The inability of Republicans to coalesce around a House speaker last week continued to threaten the outlook for a year-end tax package and spending agreement. New information on deficits and the tax gap could also affect tax and spending negotiations.
Republicans remain without a House speaker after former Speaker Kevin McCarthy, R-Calif., was deposed by a handful of Republican members unhappy with the 45-day extension of government funding he brokered. House Majority Leader Steve Scalise, R-La., won the first internal Republican ballot to become speaker but dropped out after failing to get enough support in a floor vote. Freedom Caucus Founder Jim Jordan, R-Ohio, won the nominee next, but failed in three attempts at winning a floor vote and has since dropped out. The House remains without a permanent speaker.
For a moment last week, Republicans appeared to be coalescing around a plan to give more power to temporary Speaker Rep. Patrick McHenry, R-N.C. The plan quickly collapsed under opposition from some hardline conservatives.

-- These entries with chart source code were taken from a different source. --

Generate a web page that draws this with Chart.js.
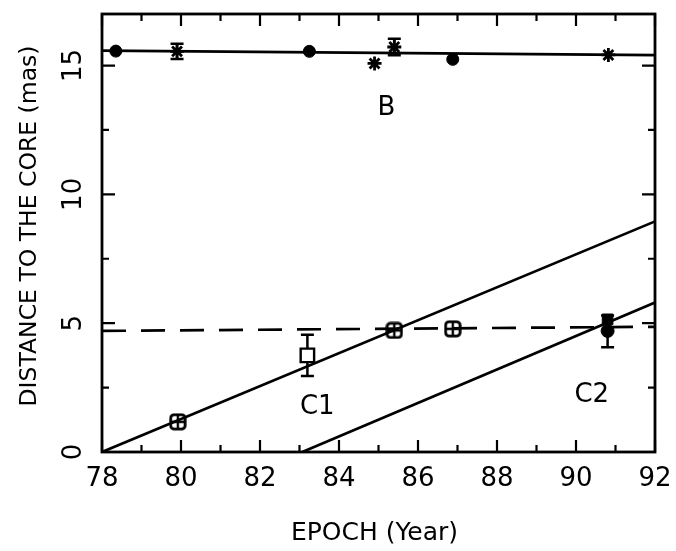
<!DOCTYPE html>
<html><head><meta charset="utf-8">
<script src="https://cdn.jsdelivr.net/npm/chart.js@4.4.0/dist/chart.umd.min.js"></script>
<style>html,body{margin:0;padding:0;background:#fff;} #wrap{width:676px;height:551px;position:relative;}</style>
</head><body><div id="wrap"><canvas id="c" width="676" height="551"></canvas></div>
<script>
// ---- axis ticks ----
const xTicks = [78, 80, 82, 84, 86, 88, 90, 92];
const xMinorTicks = [79, 81, 83, 85, 87, 89, 91];
const yTicks = [0, 5, 10, 15];
const yMinorTicks = [2.5, 7.5, 12.5];
const xTitle = 'EPOCH (Year)';
const yTitle = 'DISTANCE TO THE CORE (mas)';

// ---- component B ----
const bDotEpochs = [78.35, 83.25, 86.88];
const bDotValues = [15.56, 15.55, 15.24];
const bStarEpochs = [79.9, 84.9, 85.4, 90.82];
const bStarValues = [15.55, 15.08, 15.72, 15.41];
const bStarErrors = [0.3, 0, 0.32, 0];
const bFitEpochs = [78, 92];
const bFitValues = [15.58, 15.40];

// ---- component C1 ----
const c1Epochs = [79.92, 85.4, 86.88];
const c1Values = [1.17, 4.72, 4.78];
const c1OpenEpochs = [83.2];
const c1OpenValues = [3.75];
const c1OpenErrors = [0.8];
const c1FitEpochs = [78, 92];
const c1FitValues = [0, 8.95];
const meanEpochs = [78, 92];
const meanValues = [4.7, 4.86];

// ---- component C2 ----
const c2Epochs = [90.8];
const c2Values = [4.7];
const c2TopValues = [5.15];
const c2ErrLow = [4.07];
const c2ErrHigh = [5.3];
const c2FitEpochs = [83.07, 92];
const c2FitValues = [0, 5.8];

// ---- in-plot labels ----
const labelTexts = ['B', 'C1', 'C2'];
const labelEpochs = [85.2, 83.45, 90.4];
const labelValues = [13.35, 1.75, 2.2];

const FONT = '"DejaVu Sans", sans-serif';

function pts(xs, ys) { return xs.map((x, i) => ({x: x, y: ys[i]})); }

function boxCross() {
  const c = document.createElement('canvas');
  c.width = 18; c.height = 18;
  const g = c.getContext('2d');
  g.strokeStyle = '#000';
  g.lineWidth = 2.8;
  g.beginPath();
  if (g.roundRect) g.roundRect(1.8, 1.8, 14.4, 14.4, 3.5); else g.rect(1.8, 1.8, 14.4, 14.4);
  g.stroke();
  g.lineWidth = 2.4;
  g.beginPath();
  g.moveTo(9, 2); g.lineTo(9, 16);
  g.moveTo(2, 9); g.lineTo(16, 9);
  g.stroke();
  return c;
}

const lineDs = (xs, ys, dash) => ({
  data: pts(xs, ys), showLine: true, pointRadius: 0, borderColor: '#000',
  borderWidth: 2.7, borderDash: dash || [], fill: false, tension: 0
});

const datasets = [
  lineDs(bFitEpochs, bFitValues),
  lineDs(c1FitEpochs, c1FitValues),
  lineDs(c2FitEpochs, c2FitValues),
  lineDs(meanEpochs, meanValues, [24, 15]),
  {data: pts(bDotEpochs, bDotValues), pointStyle: 'circle', pointRadius: 6,
   backgroundColor: '#000', borderColor: '#000', borderWidth: 1},
  {data: pts(bStarEpochs, bStarValues), pointStyle: 'star', pointRadius: 7,
   backgroundColor: '#000', borderColor: '#000', borderWidth: 2.8,
   errLow: bStarValues.map((v, i) => v - bStarErrors[i]), errHigh: bStarValues.map((v, i) => v + bStarErrors[i])},
  {data: pts(c1Epochs, c1Values), pointStyle: boxCross(), pointRadius: 8},
  {data: pts(c1OpenEpochs, c1OpenValues), pointStyle: 'rect', pointRadius: 9.5,
   backgroundColor: '#fff', borderColor: '#000', borderWidth: 2.4,
   errLow: c1OpenValues.map((v, i) => v - c1OpenErrors[i]), errHigh: c1OpenValues.map((v, i) => v + c1OpenErrors[i])},
  {data: pts(c2Epochs, c2Values), pointStyle: 'circle', pointRadius: 6.5,
   backgroundColor: '#000', borderColor: '#000', borderWidth: 1,
   errLow: c2ErrLow, errHigh: c2ErrHigh},
  {data: pts(c2Epochs, c2TopValues), pointStyle: 'rect', pointRadius: 7.5,
   backgroundColor: '#000', borderColor: '#000', borderWidth: 1}
];

const decor = {
  id: 'decor',
  beforeDatasetsDraw(chart) {
    const ctx = chart.ctx, xs = chart.scales.x, ys = chart.scales.y;
    ctx.save();
    ctx.strokeStyle = '#000';
    ctx.lineWidth = 2.5;
    chart.data.datasets.forEach(ds => {
      if (!ds.errLow) return;
      ds.data.forEach((p, i) => {
        if (ds.errHigh[i] - ds.errLow[i] <= 0.001) return;
        const px = xs.getPixelForValue(p.x);
        const y1 = ys.getPixelForValue(ds.errLow[i]);
        const y2 = ys.getPixelForValue(ds.errHigh[i]);
        ctx.beginPath();
        ctx.moveTo(px, y1); ctx.lineTo(px, y2);
        ctx.moveTo(px - 6.5, y1); ctx.lineTo(px + 6.5, y1);
        ctx.moveTo(px - 6.5, y2); ctx.lineTo(px + 6.5, y2);
        ctx.stroke();
      });
    });
    ctx.restore();
  },
  afterDraw(chart) {
    const ctx = chart.ctx, a = chart.chartArea, xs = chart.scales.x, ys = chart.scales.y;
    ctx.save();
    ctx.strokeStyle = '#000';
    ctx.lineWidth = 2.8;
    ctx.strokeRect(a.left, a.top, a.right - a.left, a.bottom - a.top);
    ctx.lineWidth = 2.2;
    ctx.beginPath();
    const xt = (v, len) => {
      const p = xs.getPixelForValue(v);
      ctx.moveTo(p, a.bottom); ctx.lineTo(p, a.bottom - len);
      ctx.moveTo(p, a.top); ctx.lineTo(p, a.top + len);
    };
    const yt = (v, len) => {
      const p = ys.getPixelForValue(v);
      ctx.moveTo(a.left, p); ctx.lineTo(a.left + len, p);
      ctx.moveTo(a.right, p); ctx.lineTo(a.right - len, p);
    };
    xTicks.forEach(v => xt(v, 12));
    xMinorTicks.forEach(v => xt(v, 7));
    yTicks.forEach(v => yt(v, 13));
    yMinorTicks.forEach(v => yt(v, 7));
    ctx.stroke();

    ctx.fillStyle = '#000';
    ctx.font = '26px ' + FONT;
    ctx.textAlign = 'center';
    ctx.textBaseline = 'middle';
    // rotated y tick labels
    yTicks.forEach(v => {
      const p = ys.getPixelForValue(v);
      ctx.save();
      ctx.translate(74, p);
      ctx.rotate(-Math.PI / 2);
      ctx.fillText(String(v), 0, 0);
      ctx.restore();
    });
    // axis titles
    ctx.font = '25px ' + FONT;
    ctx.fillText(xTitle, (a.left + a.right) / 2 - 4, 533);
    ctx.font = '23.5px ' + FONT;
    ctx.save();
    ctx.translate(30, (a.top + a.bottom) / 2 - 7);
    ctx.rotate(-Math.PI / 2);
    ctx.fillText(yTitle, 0, 0);
    ctx.restore();
    // in-plot labels
    ctx.font = '26px ' + FONT;
    labelTexts.forEach((t, i) => {
      ctx.fillText(t, xs.getPixelForValue(labelEpochs[i]), ys.getPixelForValue(labelValues[i]));
    });
    ctx.restore();
  }
};

new Chart(document.getElementById('c'), {
  type: 'scatter',
  data: {datasets: datasets},
  options: {
    responsive: false,
    animation: false,
    events: [],
    layout: {padding: {top: 14, right: 21, left: 0, bottom: 0}},
    plugins: {legend: {display: false}, tooltip: {enabled: false}},
    scales: {
      x: {
        type: 'linear', min: 78, max: 92,
        afterBuildTicks: s => { s.ticks = xTicks.map(v => ({value: v})); },
        afterFit: s => { s.height = 99; s.paddingLeft = 0; s.paddingRight = 0; },
        grid: {display: false, drawTicks: false},
        border: {display: false},
        ticks: {color: '#000', padding: 12, font: {family: FONT, size: 26}, maxRotation: 0, autoSkip: false}
      },
      y: {
        type: 'linear', min: 0, max: 17,
        afterBuildTicks: s => { s.ticks = yTicks.map(v => ({value: v})); },
        afterFit: s => { s.width = 102; s.paddingTop = 0; s.paddingBottom = 0; },
        grid: {display: false, drawTicks: false},
        border: {display: false},
        ticks: {display: false}
      }
    }
  },
  plugins: [decor]
});
</script>
</body></html>
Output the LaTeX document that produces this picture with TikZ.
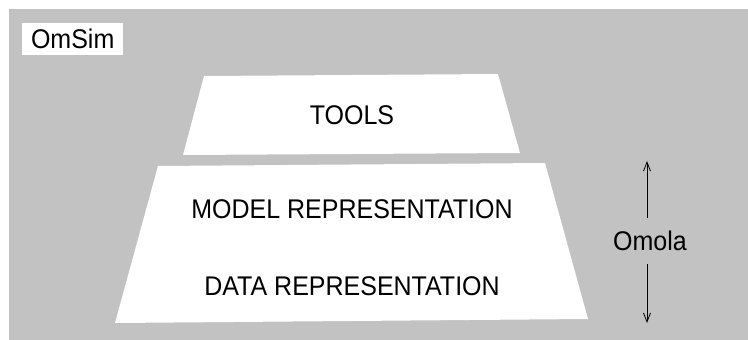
\documentclass[tikz,border=0pt]{standalone}
\usepackage{fontspec}
\setmainfont{Liberation Sans}
\usetikzlibrary{arrows.meta}
\begin{document}
\begin{tikzpicture}[x=1pt,y=-1pt,
  panel/.style={fill=white,draw=none},
  lbl/.style={font=\fontsize{25}{28}\selectfont,inner sep=0pt,yscale=1.08},
  omarrow/.style={line width=0.9pt,-{Straight Barb[length=9pt,width=7pt,line width=0.8pt]}}]
\useasboundingbox (0,0) rectangle (748,340);
\fill[black!24] (9,9) rectangle (748,340);
% OmSim label box
\node[panel,minimum width=101pt,minimum height=32pt,inner sep=0pt,anchor=north west] (omsim) at (22,23) {};
\node[lbl] (omsimtxt) at (omsim.center) {OmSim};
% TOOLS trapezoid
\fill[white] (204,76) -- (498,74) -- (520,153) -- (183,155) -- cycle;
\node[lbl] (tools) at (352,115) {TOOLS};
% lower trapezoid
\fill[white] (158,166) -- (545,163) -- (588,319) -- (115,323) -- cycle;
\node[lbl] (model) at (352,209) {MODEL REPRESENTATION};
\node[lbl] (data) at (352,286) {DATA REPRESENTATION};
% Omola
\node[lbl] (omola) at (650,241) {Omola};
\coordinate (up) at (647,161);
\coordinate (down) at (647,323);
\draw[omarrow] (647,218) -- (up);
\draw[omarrow] (647,264) -- (down);
\end{tikzpicture}
\end{document}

As many as nine Republicans now say there are running. The eventual resolution of the drama could have a major impact on the prospects for a spending deal and tax legislation.
Lawmakers have just a few weeks before government funding is again scheduled to expire on Nov. 17. Any vote to expand McHenry’s power would likely require Democratic support, and Democrats could extract promises such as an extension of government funding into next year. Such a maneuver could rob tax writers of one of the few remaining legislative vehicles that could carry a tax deal. There are a handful of other priorities that must be addressed before year-end, such as reauthorization of the Federal Aviation Administration, but these are smaller items that appear less likely to carry major tax provisions. Tax writers could also reach agreement on a deal to attach to a spending extension before Nov. 17, but discussions don’t appear to be progressing quickly.
Lawmakers have made little progress in over a year discussing a deal to trade child tax credit enhancements for restoring research expensing under Section 174, reinstating 100% bonus depreciation, and providing relief for the Section 163(j) limit on interest deductions were largely subsumed by the spending negotiations and Republican in-fighting.
IRS releases new ‘tax gap’ estimate
The IRS released new data last week estimating that the “tax gap”—the difference between the amount of taxes actually owed and the amount paid to the government before enforcement—will reach $688 billion in 2021.
This represents a 20% increase in the nominal amount from the last estimate, but the jump was attributed mostly to a larger economy. The voluntary compliance rate was estimated at 84.9%, virtually unchanged from the previous rate of 85.1%.
In the past, tax gap estimates have spurred new legislation expanding information reporting and have been used by the IRS to direct audit resources. Reporting of third-party settlement networks on Form 1099-K is expanding for payments made in 2023 and new broker reporting for digital assets is also scheduled to come online in 2025 and 2026. Nearly $400 billion of the tax gap comes from underreporting of individual income tax, which includes tax on pass-through income. Corporate underreporting represents $40 billion.
The IRS is stepping up enforcement action with $60 billion in new funding and is hoping to hire 3,700 new revenue agents.
CBO blames ERC credit for larger than expected deficit
The Congressional Budget Office (CBO) has estimated a $1.7 trillion deficit for the government fiscal year that ended on Sept. 30, 2023, which was larger than expected thanks to a 9% decline in revenue from the prior year. The CBO blamed the $455 billion drop in revenue on fewer capital gains and higher-than-anticipated employee retention credit (ERC) claims.
The IRS has made the ERC a major focus of enforcement efforts and just released a program allowing taxpayers to voluntarily withdraw unpaid claims. A settlement initiative is likely to follow for taxpayers who received refunds.
The CBO’s numbers could also affect ongoing negotiations over government funding, as some hardline conservatives push for deep cuts in spending.